The Problem with Jon Stewart cancellation highlights a problem for Apple’s content


Jon Stewart holds up a pen as he makes a point at his dsek
Enlarge / Jon Stewart on his Apple TV show.


Jon Stewart and his weekly talk show The Problem with Jon Stewart are out at Apple, according to reports from The New York Times and Variety. Apple canceled the show just weeks before its third season began taping. Its cancellation sheds some light on the conflict of priorities Apple faces as it leans more into content rather than just selling tools, platforms, and gadgets.

The New York Times article cites “several people with knowledge of the situation,” saying that staffers working on the show were told at the end of the day Thursday that it would not move forward.

The reason for the shift? Stewart and Apple executives “had disagreements over some of the topics and guests,” the sources said. Specifically, they claimed Stewart told staffers that Apple execs took issue with planned programming related to both China and artificial intelligence, and noted that with the 2024 US election coming up, there might have been additional opportunities for disagreement then.

Apple does much of its business (both in production and sales) in China and has invested heavily in the country’s infrastructure. Regarding China, Apple execs may have been worried that Stewart’s planned commentary could alienate customers or partners in the country.

As for AI, Apple has increasingly focused on AI for software features on the iPhone. Primarily, it uses machine learning to drive things like search suggestions, photography, and palm detection. There have also been rumors that Apple plans to get into ChatGPT-like large language models, which have been more controversial.

We’re just engaging in informed speculation about the specific reasoning, though; Apple declined to comment on the NYT story.

The show’s cancellation is indicative of the kinds of challenges owners of platforms (like Apple, Amazon, Google, and others) face when they are producing content, too. Apple TV+, the iPhone, and other Apple products are used by a wide range of people, and investing in content that may be contentious for key customers or partners could create big problems for the company’s overall business.

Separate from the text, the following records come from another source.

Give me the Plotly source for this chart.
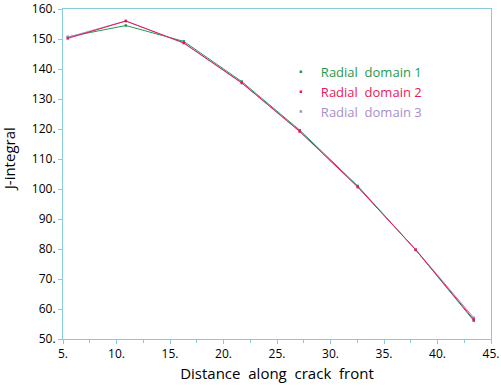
import plotly.graph_objects as go

distance = [5.45, 10.87, 16.29, 21.71, 27.13, 32.55, 37.97, 43.39]
domain1 = [150.7, 154.5, 149.2, 135.8, 119.6, 101.0, 79.7, 56.1]
domain2 = [150.2, 156.0, 148.7, 135.4, 119.2, 100.7, 79.7, 56.5]
domain3 = [150.6, 156.0, 148.6, 135.3, 119.1, 100.6, 79.8, 57.1]

names = ["Radial  domain 1", "Radial  domain 2", "Radial  domain 3"]
colors = ["#1e9a50", "#e8175d", "#a58fcc"]
series = [domain1, domain2, domain3]

x_ticks = [5, 10, 15, 20, 25, 30, 35, 40, 45]
x_labels = ["5.", "10.", "15.", "20.", "25.", "30.", "35.", "40.", "45."]
y_ticks = [50, 60, 70, 80, 90, 100, 110, 120, 130, 140, 150, 160]
y_labels = ["50.", "60.", "70.", "80.", "90.", "100.", "110.", "120.", "130.", "140.", "150.", "160."]

fig = go.Figure()
for i in [0, 2, 1]:
    fig.add_trace(go.Scatter(
        x=distance, y=series[i], mode="lines+markers",
        line=dict(color=colors[i], width=1),
        marker=dict(color=colors[i], size=2.5, symbol="square"),
        showlegend=False, hoverinfo="skip"))
for i in range(3):
    fig.add_trace(go.Scatter(
        x=[None], y=[None], mode="markers",
        marker=dict(color=colors[i], size=2.5, symbol="square"),
        name=f"<span style='color:{colors[i]}'>{names[i]}</span>"))

axis_color = "#86cbd9"
fig.update_layout(
    width=501, height=391,
    margin=dict(l=63, r=10, t=9, b=52, autoexpand=False),
    paper_bgcolor="white", plot_bgcolor="white",
    font=dict(family="Open Sans", size=12, color="black"),
    legend=dict(x=0.509, y=0.855, xanchor="left", yanchor="top",
                font=dict(size=13), bgcolor="rgba(0,0,0,0)",
                itemwidth=30, tracegroupgap=0),
    xaxis=dict(range=[5, 45], tickvals=x_ticks, ticktext=x_labels,
               showline=True, linecolor=axis_color, linewidth=1, mirror=True,
               ticks="outside", ticklen=4, tickcolor=axis_color,
               minor=dict(dtick=2.5, ticks="outside", ticklen=3, tickcolor=axis_color),
               showgrid=False, zeroline=False, automargin=False,
               title=dict(text="Distance  along  crack  front", font=dict(size=15), standoff=7)),
    yaxis=dict(range=[50, 160], tickvals=y_ticks, ticktext=y_labels,
               showline=True, linecolor=axis_color, linewidth=1, mirror=True,
               ticks="outside", ticklen=4, tickcolor=axis_color,
               showgrid=False, zeroline=False, automargin=False),
    annotations=[dict(text="J-integral", textangle=-90, xref="paper", yref="paper",
                      x=-0.126, y=0.545, xanchor="center", yanchor="middle",
                      showarrow=False, font=dict(size=15))],
    hovermode=False,
)
fig.write_html("out.html", config={"displayModeBar": False},
               post_script="document.body.style.margin='0';document.body.style.overflow='hidden';")
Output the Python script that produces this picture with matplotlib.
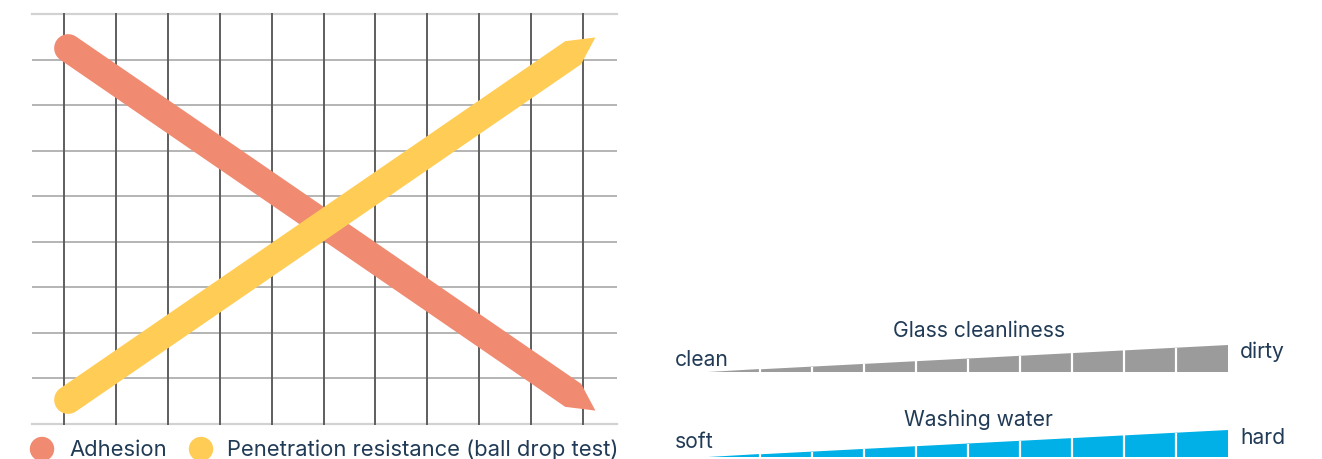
import numpy as np
import matplotlib
matplotlib.use('Agg')
import matplotlib.pyplot as plt
from matplotlib.patches import Polygon, Circle
from matplotlib.transforms import IdentityTransform

plt.rcParams['font.family'] = ['Inter', 'DejaVu Sans']

W, H = 1322, 459
TXT = '#213b56'

# Data
grid_x = np.arange(0, 11)
grid_y = np.arange(0, 10)
adhesion_x = [0.08, 9.81]
adhesion_y = [8.25, 0.63]
penetration_x = [0.08, 9.81]
penetration_y = [0.53, 8.15]
series_names = ['Adhesion', 'Penetration resistance (ball drop test)']
series_colors = ['#F08A70', '#FFCD55']

wedge_levels = [0, 1, 2, 3, 4, 5, 6, 7, 8, 9, 10]
glass_labels = ['clean', 'Glass cleanliness', 'dirty']
water_labels = ['soft', 'Washing water', 'hard']
glass_color = '#9B9B9B'
water_color = '#00B0E6'


def px_axes(fig, x0, y0, x1, y1):
    # y measured from top of the image, in pixels
    return fig.add_axes([x0 / W, (H - y1) / H, (x1 - x0) / W, (y1 - y0) / H])


fig = plt.figure(figsize=(W / 100, H / 100), dpi=100)

# ---- left chart ----
ax = px_axes(fig, 32, 14, 617, 424)
ax.set_xlim(-0.617, 10.655)
ax.set_ylim(0, 9)
ax.axis('off')

for gy in grid_y:
    if gy in (grid_y[0], grid_y[-1]):
        ax.axhline(gy, color='#d2d2d2', lw=1.6, clip_on=False, zorder=1)
    else:
        ax.axhline(gy, color='#a0a0a0', lw=1.1, zorder=1)
for gx in grid_x:
    ax.plot([gx, gx], [0, 9], color='#5e5e5e', lw=1.4, zorder=2, clip_on=False)


def band(ax, xs, ys, color, width=28, tip=27):
    p = ax.transData.transform(np.column_stack([xs, ys]))
    s, e = p[0], p[-1]
    u = (e - s) / np.hypot(*(e - s))
    n = np.array([-u[1], u[0]])
    r = width / 2
    pts = [s + n * r, e + n * r, e + u * tip, e - n * r, s - n * r]
    th = np.linspace(-np.pi / 2, np.pi / 2, 40)
    arc = [s + r * (-u * np.cos(t) + n * np.sin(t)) for t in th]
    poly = Polygon(np.array(pts + arc), closed=True, facecolor=color,
                   edgecolor='none', transform=IdentityTransform(), zorder=3)
    poly.set_clip_on(False)
    fig.add_artist(poly)


band(ax, adhesion_x, adhesion_y, series_colors[0])
band(ax, penetration_x, penetration_y, series_colors[1])

# legend (below the chart, partly cut by the edge)
leg_circle_x = [42, 201]
leg_text_x = [69, 227]
for cx, tx, name, col in zip(leg_circle_x, leg_text_x, series_names, series_colors):
    fig.add_artist(Circle((cx, H - 449), 11.5, color=col,
                          transform=IdentityTransform()))
    fig.text(tx / W, (H - 456.5) / H, name, fontsize=15.8, color=TXT,
             va='baseline', ha='left')

# ---- right wedges ----
def wedge(ax, color, labels, y_left, y_right, y_title):
    lv = wedge_levels
    n = len(lv) - 1
    top = lv[-1]
    ax.set_xlim(0, n)
    ax.set_ylim(0, top)
    ax.axis('off')
    for i in range(n):
        ax.fill([i, i + 1, i + 1, i], [0, 0, lv[i + 1], lv[i]],
                color=color, lw=0)
    ax.vlines(range(1, n), 0, lv[1:n], color='white', lw=1.6)
    fs = 15.2
    ax.text(-0.635, y_left * top, labels[0], fontsize=fs, color=TXT,
            ha='left', va='baseline')
    ax.text(n / 2 + 0.21, y_title * top, labels[1], fontsize=fs, color=TXT,
            ha='center', va='baseline')
    ax.text(10.23, y_right * top, labels[2], fontsize=fs, color=TXT,
            ha='left', va='baseline')


ax_g = px_axes(fig, 708, 345, 1228, 372)
wedge(ax_g, glass_color, glass_labels, 0.22, 0.50, 1.30)

ax_w = px_axes(fig, 708, 430, 1228, 457)
wedge(ax_w, water_color, water_labels, 0.33, 0.48, 1.15)

fig.savefig('out.png', dpi=100)
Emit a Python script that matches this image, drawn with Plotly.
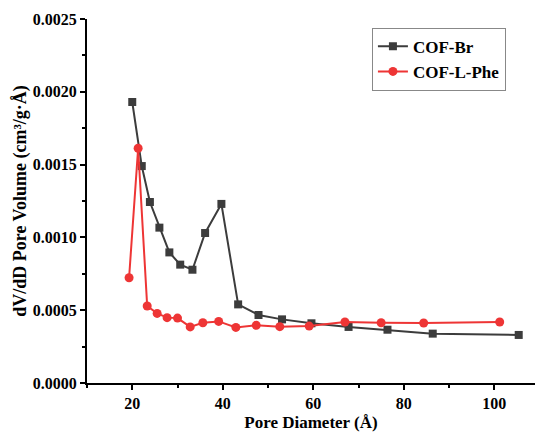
import plotly.graph_objects as go

# COF-Br data
br_x = [20.0, 22.1, 23.9, 26.0, 28.2, 30.6, 33.3, 36.1, 39.7, 43.4, 47.9, 53.1, 59.6, 67.8, 76.4, 86.4, 105.4]
br_y = [0.00193, 0.00149, 0.001243, 0.001067, 0.000897, 0.000813, 0.000778, 0.00103, 0.00123,
        0.00054, 0.000467, 0.000437, 0.00041, 0.000385, 0.000366, 0.000339, 0.00033]

# COF-L-Phe data
phe_x = [19.3, 21.3, 23.3, 25.5, 27.7, 30.0, 32.8, 35.6, 39.1, 42.9, 47.4, 52.6, 59.1, 67.0, 75.0, 84.4, 101.2]
phe_y = [0.000723, 0.001612, 0.000529, 0.000478, 0.000449, 0.000446, 0.000385, 0.000414, 0.000423,
         0.000382, 0.000396, 0.000387, 0.000391, 0.000419, 0.000414, 0.000412, 0.000419]

x_ticks = [20, 40, 60, 80, 100]
y_ticks = [0.0000, 0.0005, 0.0010, 0.0015, 0.0020, 0.0025]

FONT = "Times New Roman, Liberation Serif, serif"

fig = go.Figure()
fig.add_trace(go.Scatter(
    x=br_x, y=br_y, mode="lines+markers", name="<b>COF-Br</b>",
    line=dict(color="#3c3c3c", width=2),
    marker=dict(symbol="square", size=8, color="#3c3c3c"),
))
fig.add_trace(go.Scatter(
    x=phe_x, y=phe_y, mode="lines+markers", name="<b>COF-L-Phe</b>",
    line=dict(color="#ee3535", width=2),
    marker=dict(symbol="circle", size=9, color="#ee3535"),
))

axis_common = dict(
    showgrid=False, zeroline=False, showline=True, linecolor="black", linewidth=2,
    ticks="outside", tickcolor="black", tickwidth=2, ticklen=5,
    tickfont=dict(family=FONT, size=16, color="black", weight="bold"),
    mirror=False,
)

fig.update_layout(
    width=536, height=439,
    margin=dict(l=87, r=1, t=19, b=56),
    paper_bgcolor="white", plot_bgcolor="white",
    font=dict(family=FONT, color="black"),
    xaxis=dict(
        range=[10, 109], tickvals=x_ticks, ticktext=[str(v) for v in x_ticks],
        minor=dict(dtick=10, tick0=10, ticks="outside", ticklen=3, tickwidth=2, tickcolor="black"),
        title=dict(text="<b>Pore Diameter (Å)</b>", font=dict(family=FONT, size=17, color="black"), standoff=5),
        **axis_common,
    ),
    yaxis=dict(
        range=[0, 0.0025], tickvals=y_ticks, ticktext=[f"{v:.4f}" for v in y_ticks],
        minor=dict(dtick=0.00025, tick0=0, ticks="outside", ticklen=3, tickwidth=2, tickcolor="black"),
        title=dict(text="<b>dV/dD Pore Volume (cm³/g·Å)</b>", font=dict(family=FONT, size=18, color="black"), standoff=1),
        **axis_common,
    ),
    legend=dict(
        x=0.636, y=0.976, xanchor="left", yanchor="top",
        bordercolor="#888888", borderwidth=1, bgcolor="white",
        font=dict(family=FONT, size=17, color="black"),
        tracegroupgap=0, itemwidth=30,
    ),
    showlegend=True,
)

fig.write_html("out.html")
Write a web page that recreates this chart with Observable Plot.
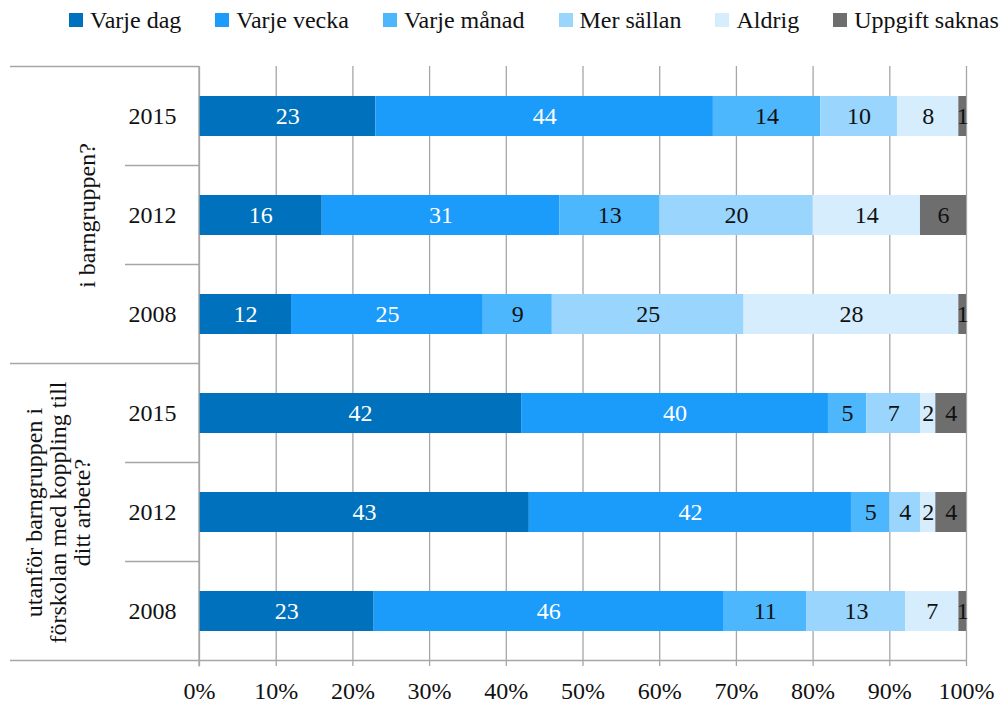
<!DOCTYPE html>
<html><head><meta charset="utf-8">
<script src="https://cdn.jsdelivr.net/npm/d3@7"></script>
<script src="https://cdn.jsdelivr.net/npm/@observablehq/plot@0.6"></script>
<style>
body{margin:0;background:#fff;font-family:"Liberation Serif",serif;}
#wrap{position:relative;width:1008px;height:704px;}
#legend{position:absolute;left:69px;top:4px;height:32px;display:flex;gap:34px;align-items:center;font-size:24px;color:#111;white-space:nowrap;}
.item{display:flex;align-items:center;gap:7px;}
.sw{width:14px;height:14px;display:inline-block;}
svg{position:absolute;left:0;top:0;}
</style></head><body>
<div id="wrap"><div id="legend"></div></div>
<script>
const categories = ["Varje dag","Varje vecka","Varje månad","Mer sällan","Aldrig","Uppgift saknas"];
const colors = ["#0071bc","#1b9bfa","#4cb7fd","#99d5fd","#d5edfd","#6e6e6e"];
const labelColors = ["#ffffff","#ffffff","#111111","#111111","#111111","#111111"];
const groupLabels = ["i barngruppen?","utanför barngruppen i\nförskolan med koppling till\nditt arbete?"];
const years = ["2015","2012","2008"];
// i barngruppen?
const inside2015 = [23,44,14,10,8,1];
const inside2012 = [16,31,13,20,14,6];
const inside2008 = [12,25,9,25,28,1];
// utanför barngruppen i förskolan med koppling till ditt arbete?
const outside2015 = [42,40,5,7,2,4];
const outside2012 = [43,42,5,4,2,4];
const outside2008 = [23,46,11,13,7,1];
const xTicks = [0,0.1,0.2,0.3,0.4,0.5,0.6,0.7,0.8,0.9,1];

const rows = [
  {group:0, year:years[0], values:inside2015},
  {group:0, year:years[1], values:inside2012},
  {group:0, year:years[2], values:inside2008},
  {group:1, year:years[0], values:outside2015},
  {group:1, year:years[1], values:outside2012},
  {group:1, year:years[2], values:outside2008}
];
rows.forEach(r => r.key = r.group + "|" + r.year);
const keys = rows.map(r => r.key);
const data = [];
rows.forEach(r => r.values.forEach((v,i) => data.push({key:r.key, cat:categories[i], ci:i, value:v})));
const groupData = groupLabels.map((g,i) => ({key: i + "|" + years[1], label: g}));

// legend
const leg = document.getElementById("legend");
categories.forEach((c,i) => {
  const it = document.createElement("div"); it.className = "item";
  const sw = document.createElement("span"); sw.className = "sw"; sw.style.background = colors[i];
  const tx = document.createElement("span"); tx.textContent = c;
  it.appendChild(sw); it.appendChild(tx); leg.appendChild(it);
});

const gridColor = "#a6a6a6";
const stackOpts = {x:"value", y:"key", z:"cat", order: categories, offset:"normalize"};
const plot = Plot.plot({
  width:1008, height:704,
  marginLeft:199, marginRight:42, marginTop:66, marginBottom:44,
  style:{fontFamily:"Liberation Serif, serif", fontSize:"24px", color:"#111", background:"transparent"},
  x:{domain:[0,1], axis:null},
  y:{domain:keys, paddingInner:0.6, paddingOuter:0.3, axis:null},
  color:{domain:categories, range:colors},
  marks:[
    Plot.ruleX(xTicks, {x: d => d, stroke:gridColor, strokeWidth:1.3}),
    Plot.barX(data, Plot.stackX({...stackOpts, fill:"cat"})),
    Plot.text(data, Plot.stackX({...stackOpts, text:"value", fill:{value: d => labelColors[d.ci], scale:null}, fontSize:24})),
    Plot.axisX(xTicks, {label:null, tickFormat: d => Math.round(d*100) + "%", tickSize:6, tickPadding:15, stroke:gridColor, strokeWidth:1.3, fontSize:24, fill:"#111"}),
    Plot.text(rows, {y:"key", text:"year", frameAnchor:"left", dx:-47, textAnchor:"middle", fontSize:24, fill:"#111"}),
    Plot.text(groupData.slice(0,1), {y:"key", text:"label", frameAnchor:"left", dx:-112, rotate:-90, textAnchor:"middle", lineAnchor:"middle", fontSize:24, fill:"#111"}),
    Plot.text(groupData.slice(1), {y:"key", text:"label", frameAnchor:"left", dx:-141, rotate:-90, textAnchor:"middle", lineAnchor:"middle", lineHeight:1.0, fontSize:24, fill:"#111"})
  ]
});
document.getElementById("wrap").insertBefore(plot, document.getElementById("legend"));

// category-axis structure lines, positioned from the plot's own scales
const ys = plot.scale("y"), xs = plot.scale("x");
const svgSel = d3.select(plot);
const xLeft = xs.apply(0), xRight = xs.apply(1);
const bandPad = (ys.step - ys.bandwidth) / 2;
const lines = svgSel.append("g").attr("stroke", gridColor).attr("stroke-width", 1.3);
const yTop = ys.apply(keys[0]) - bandPad;
const yBottom = ys.apply(keys[keys.length-1]) + ys.bandwidth + bandPad;
lines.append("line").attr("x1", xLeft).attr("x2", xLeft).attr("y1", yTop).attr("y2", yBottom + 6);
lines.append("line").attr("x1", xLeft - 189).attr("x2", xLeft).attr("y1", yTop).attr("y2", yTop);
lines.append("line").attr("x1", xLeft - 189).attr("x2", xRight).attr("y1", yBottom).attr("y2", yBottom);
rows.forEach((r,i) => {
  if (i === 0) return;
  const yy = ys.apply(r.key) - bandPad;
  const newGroup = r.group !== rows[i-1].group;
  lines.append("line").attr("x1", newGroup ? xLeft - 189 : xLeft - 74).attr("x2", xLeft).attr("y1", yy).attr("y2", yy);
});
</script>
</body></html>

It’s also part of a larger pattern of streaming services struggling with the talk show format. There have been numerous attempts, but most (talk shows like Netflix’s Norm Macdonald has a Show) have not been hugely successful—in part because the business model of streaming TV is as much about the long-term value of content as it is about timeliness, and talk shows tend to focus on topics du jour.

The Problem with Jon Stewart was Stewart’s first return to hosting a TV show since his much-praised and widely watched tenure on The Daily Show ended in 2015. Stewart has not yet announced any future television plans.